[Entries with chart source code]
________________

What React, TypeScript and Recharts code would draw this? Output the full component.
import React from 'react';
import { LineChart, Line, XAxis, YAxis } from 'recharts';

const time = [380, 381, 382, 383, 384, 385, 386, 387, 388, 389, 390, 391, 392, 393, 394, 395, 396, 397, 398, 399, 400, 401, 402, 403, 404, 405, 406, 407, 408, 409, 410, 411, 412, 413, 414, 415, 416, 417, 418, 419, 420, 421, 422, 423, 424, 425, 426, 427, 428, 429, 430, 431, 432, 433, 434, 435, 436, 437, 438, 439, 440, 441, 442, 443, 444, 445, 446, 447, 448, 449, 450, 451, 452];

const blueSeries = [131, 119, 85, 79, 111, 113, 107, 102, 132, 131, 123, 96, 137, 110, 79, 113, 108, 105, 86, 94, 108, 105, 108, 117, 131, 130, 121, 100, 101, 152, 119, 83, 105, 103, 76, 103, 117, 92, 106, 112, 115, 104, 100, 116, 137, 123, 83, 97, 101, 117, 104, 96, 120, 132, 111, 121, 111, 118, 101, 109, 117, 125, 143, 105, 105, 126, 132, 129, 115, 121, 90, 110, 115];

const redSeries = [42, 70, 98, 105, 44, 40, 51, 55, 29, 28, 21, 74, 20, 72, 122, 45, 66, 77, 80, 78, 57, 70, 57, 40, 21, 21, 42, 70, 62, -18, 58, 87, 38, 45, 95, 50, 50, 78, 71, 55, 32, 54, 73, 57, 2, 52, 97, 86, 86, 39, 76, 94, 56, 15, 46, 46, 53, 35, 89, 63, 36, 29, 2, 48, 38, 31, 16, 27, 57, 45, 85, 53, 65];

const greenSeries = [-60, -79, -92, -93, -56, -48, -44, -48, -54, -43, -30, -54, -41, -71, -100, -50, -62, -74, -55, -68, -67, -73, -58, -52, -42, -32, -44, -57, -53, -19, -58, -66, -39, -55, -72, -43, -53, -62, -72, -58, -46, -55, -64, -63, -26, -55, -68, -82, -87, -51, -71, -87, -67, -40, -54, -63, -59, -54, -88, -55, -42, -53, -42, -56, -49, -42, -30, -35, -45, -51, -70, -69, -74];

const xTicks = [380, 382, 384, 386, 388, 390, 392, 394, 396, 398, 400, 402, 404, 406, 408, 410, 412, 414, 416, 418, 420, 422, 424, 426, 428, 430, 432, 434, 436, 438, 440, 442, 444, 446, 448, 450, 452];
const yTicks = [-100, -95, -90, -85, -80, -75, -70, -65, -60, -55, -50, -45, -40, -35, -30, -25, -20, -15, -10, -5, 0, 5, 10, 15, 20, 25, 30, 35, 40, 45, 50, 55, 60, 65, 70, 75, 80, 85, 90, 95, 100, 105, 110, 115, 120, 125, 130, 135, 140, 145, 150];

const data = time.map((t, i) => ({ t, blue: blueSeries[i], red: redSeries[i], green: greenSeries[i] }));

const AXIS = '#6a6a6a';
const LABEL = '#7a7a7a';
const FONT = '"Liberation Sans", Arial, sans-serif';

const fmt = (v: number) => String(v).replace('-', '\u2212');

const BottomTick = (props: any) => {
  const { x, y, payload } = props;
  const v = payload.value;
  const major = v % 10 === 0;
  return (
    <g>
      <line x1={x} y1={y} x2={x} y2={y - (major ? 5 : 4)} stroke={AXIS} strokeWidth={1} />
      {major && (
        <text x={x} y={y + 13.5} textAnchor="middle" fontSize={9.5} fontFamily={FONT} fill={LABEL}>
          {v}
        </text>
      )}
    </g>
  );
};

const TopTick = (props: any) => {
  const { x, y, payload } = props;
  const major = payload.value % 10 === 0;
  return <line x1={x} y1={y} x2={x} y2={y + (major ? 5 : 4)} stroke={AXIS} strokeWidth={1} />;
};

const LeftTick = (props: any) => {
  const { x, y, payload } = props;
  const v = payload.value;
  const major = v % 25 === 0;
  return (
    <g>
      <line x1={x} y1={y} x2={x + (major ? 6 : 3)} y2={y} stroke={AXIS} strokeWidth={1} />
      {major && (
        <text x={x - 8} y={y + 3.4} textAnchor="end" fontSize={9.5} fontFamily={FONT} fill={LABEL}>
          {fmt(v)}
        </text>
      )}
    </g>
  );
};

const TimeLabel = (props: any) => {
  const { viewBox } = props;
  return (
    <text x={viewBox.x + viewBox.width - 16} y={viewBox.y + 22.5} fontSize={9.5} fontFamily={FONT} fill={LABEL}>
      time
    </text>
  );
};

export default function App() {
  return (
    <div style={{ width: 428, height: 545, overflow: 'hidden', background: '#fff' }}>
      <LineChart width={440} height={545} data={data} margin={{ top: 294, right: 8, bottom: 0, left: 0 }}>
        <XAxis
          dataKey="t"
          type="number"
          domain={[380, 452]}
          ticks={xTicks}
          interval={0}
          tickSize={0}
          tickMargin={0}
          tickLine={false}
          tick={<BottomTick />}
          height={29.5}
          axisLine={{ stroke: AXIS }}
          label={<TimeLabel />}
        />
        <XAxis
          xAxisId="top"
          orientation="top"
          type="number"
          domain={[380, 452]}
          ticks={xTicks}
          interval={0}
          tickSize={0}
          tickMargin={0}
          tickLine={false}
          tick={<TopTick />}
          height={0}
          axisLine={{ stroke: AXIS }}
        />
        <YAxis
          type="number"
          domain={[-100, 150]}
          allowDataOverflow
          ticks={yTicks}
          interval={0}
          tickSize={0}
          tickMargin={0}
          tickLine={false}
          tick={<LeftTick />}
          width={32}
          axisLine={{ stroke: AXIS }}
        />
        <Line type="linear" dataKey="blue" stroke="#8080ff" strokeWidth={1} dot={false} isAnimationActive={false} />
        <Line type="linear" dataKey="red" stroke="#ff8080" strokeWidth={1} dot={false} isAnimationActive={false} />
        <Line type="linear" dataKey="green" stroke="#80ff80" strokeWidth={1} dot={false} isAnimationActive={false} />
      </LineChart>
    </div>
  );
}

________________

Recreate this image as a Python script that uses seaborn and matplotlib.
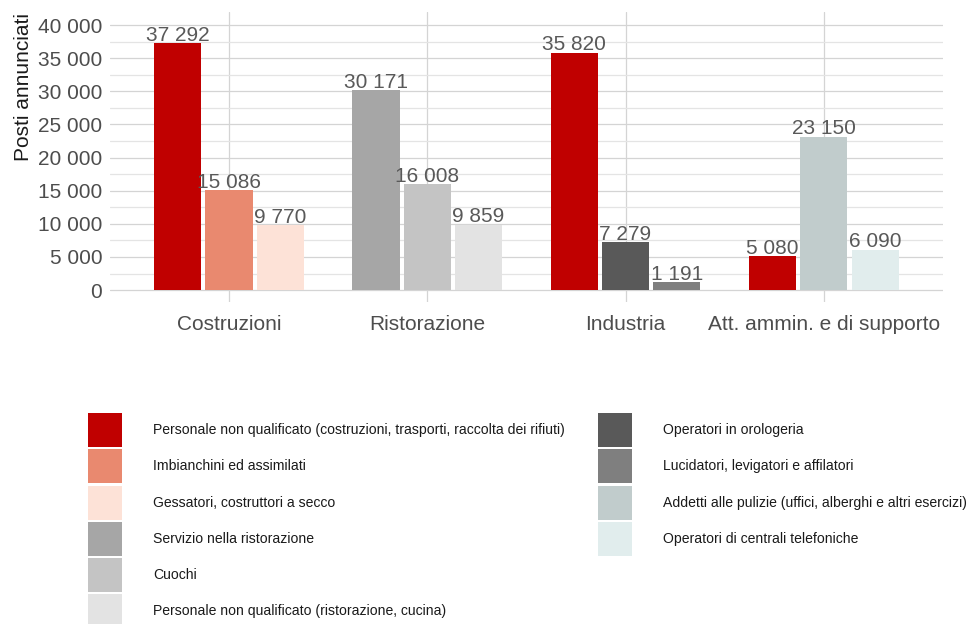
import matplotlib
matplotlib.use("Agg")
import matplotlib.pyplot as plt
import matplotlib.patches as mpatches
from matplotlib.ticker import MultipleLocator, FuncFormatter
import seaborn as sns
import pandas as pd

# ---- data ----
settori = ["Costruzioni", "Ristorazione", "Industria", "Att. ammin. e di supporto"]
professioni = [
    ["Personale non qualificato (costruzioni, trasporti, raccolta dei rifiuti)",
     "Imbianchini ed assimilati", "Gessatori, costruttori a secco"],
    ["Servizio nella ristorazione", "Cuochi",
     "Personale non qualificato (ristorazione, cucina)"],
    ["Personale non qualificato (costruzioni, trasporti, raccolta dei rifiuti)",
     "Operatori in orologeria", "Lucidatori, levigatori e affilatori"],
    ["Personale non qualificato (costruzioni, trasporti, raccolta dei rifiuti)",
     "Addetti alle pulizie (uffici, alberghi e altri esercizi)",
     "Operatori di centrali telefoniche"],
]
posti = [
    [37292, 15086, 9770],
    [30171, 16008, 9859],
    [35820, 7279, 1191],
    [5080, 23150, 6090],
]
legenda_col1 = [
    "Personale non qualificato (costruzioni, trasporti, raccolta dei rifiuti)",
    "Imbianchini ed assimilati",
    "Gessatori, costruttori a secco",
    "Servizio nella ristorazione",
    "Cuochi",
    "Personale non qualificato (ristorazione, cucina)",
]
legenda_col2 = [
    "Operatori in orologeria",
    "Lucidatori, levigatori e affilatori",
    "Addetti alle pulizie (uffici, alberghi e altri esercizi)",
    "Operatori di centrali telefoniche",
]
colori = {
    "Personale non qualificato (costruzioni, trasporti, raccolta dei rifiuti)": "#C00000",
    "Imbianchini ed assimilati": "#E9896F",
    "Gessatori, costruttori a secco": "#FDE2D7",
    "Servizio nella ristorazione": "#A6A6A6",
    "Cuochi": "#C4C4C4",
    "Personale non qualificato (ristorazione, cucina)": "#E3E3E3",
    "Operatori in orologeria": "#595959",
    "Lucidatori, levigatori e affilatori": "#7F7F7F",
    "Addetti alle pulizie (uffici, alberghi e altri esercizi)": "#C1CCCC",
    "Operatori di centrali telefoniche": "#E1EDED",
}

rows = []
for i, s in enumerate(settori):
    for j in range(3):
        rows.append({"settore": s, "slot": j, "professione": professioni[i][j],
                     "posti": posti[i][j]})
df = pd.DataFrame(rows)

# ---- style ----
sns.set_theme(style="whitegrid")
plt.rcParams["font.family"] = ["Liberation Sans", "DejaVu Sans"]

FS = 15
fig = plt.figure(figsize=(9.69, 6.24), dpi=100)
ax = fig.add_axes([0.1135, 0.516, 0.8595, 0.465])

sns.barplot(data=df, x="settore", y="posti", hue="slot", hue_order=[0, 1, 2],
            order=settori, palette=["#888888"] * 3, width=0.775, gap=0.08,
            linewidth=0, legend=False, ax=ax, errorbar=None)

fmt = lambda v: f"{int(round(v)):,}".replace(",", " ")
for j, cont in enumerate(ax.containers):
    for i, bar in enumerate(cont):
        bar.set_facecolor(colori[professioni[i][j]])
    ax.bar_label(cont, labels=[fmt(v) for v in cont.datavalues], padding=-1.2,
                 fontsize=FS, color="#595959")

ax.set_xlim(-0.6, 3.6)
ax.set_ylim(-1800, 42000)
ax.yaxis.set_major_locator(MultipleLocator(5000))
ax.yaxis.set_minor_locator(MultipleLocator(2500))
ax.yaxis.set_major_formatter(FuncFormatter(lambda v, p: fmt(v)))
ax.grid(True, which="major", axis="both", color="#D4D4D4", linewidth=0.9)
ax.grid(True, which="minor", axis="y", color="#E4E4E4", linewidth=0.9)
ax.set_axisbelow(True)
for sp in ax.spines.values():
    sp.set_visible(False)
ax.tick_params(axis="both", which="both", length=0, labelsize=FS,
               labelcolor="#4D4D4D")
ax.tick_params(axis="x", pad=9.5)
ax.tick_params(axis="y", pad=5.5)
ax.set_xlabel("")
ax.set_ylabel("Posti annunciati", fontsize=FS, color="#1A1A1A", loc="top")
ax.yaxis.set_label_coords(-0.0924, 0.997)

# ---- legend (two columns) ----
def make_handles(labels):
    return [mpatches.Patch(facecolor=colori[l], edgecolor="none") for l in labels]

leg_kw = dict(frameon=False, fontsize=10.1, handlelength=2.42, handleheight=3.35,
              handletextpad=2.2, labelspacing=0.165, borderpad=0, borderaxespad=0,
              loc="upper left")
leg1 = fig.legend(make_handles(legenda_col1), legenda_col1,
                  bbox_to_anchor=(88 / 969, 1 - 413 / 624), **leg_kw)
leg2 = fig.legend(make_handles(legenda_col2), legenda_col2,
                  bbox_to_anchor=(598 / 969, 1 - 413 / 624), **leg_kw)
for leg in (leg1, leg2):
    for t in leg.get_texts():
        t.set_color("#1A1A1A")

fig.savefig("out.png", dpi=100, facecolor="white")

________________

#### Instruction:
Transcribe exactly the lines between the one containing "Recreate this image" and the one containing "import pandas as pd", counting both ends. Pictures are not copied.

#### Finished task:
Recreate this image as a Python script that uses seaborn and matplotlib.
import matplotlib
matplotlib.use("Agg")
import matplotlib.pyplot as plt
import matplotlib.patches as mpatches
from matplotlib.ticker import MultipleLocator, FuncFormatter
import seaborn as sns
import pandas as pd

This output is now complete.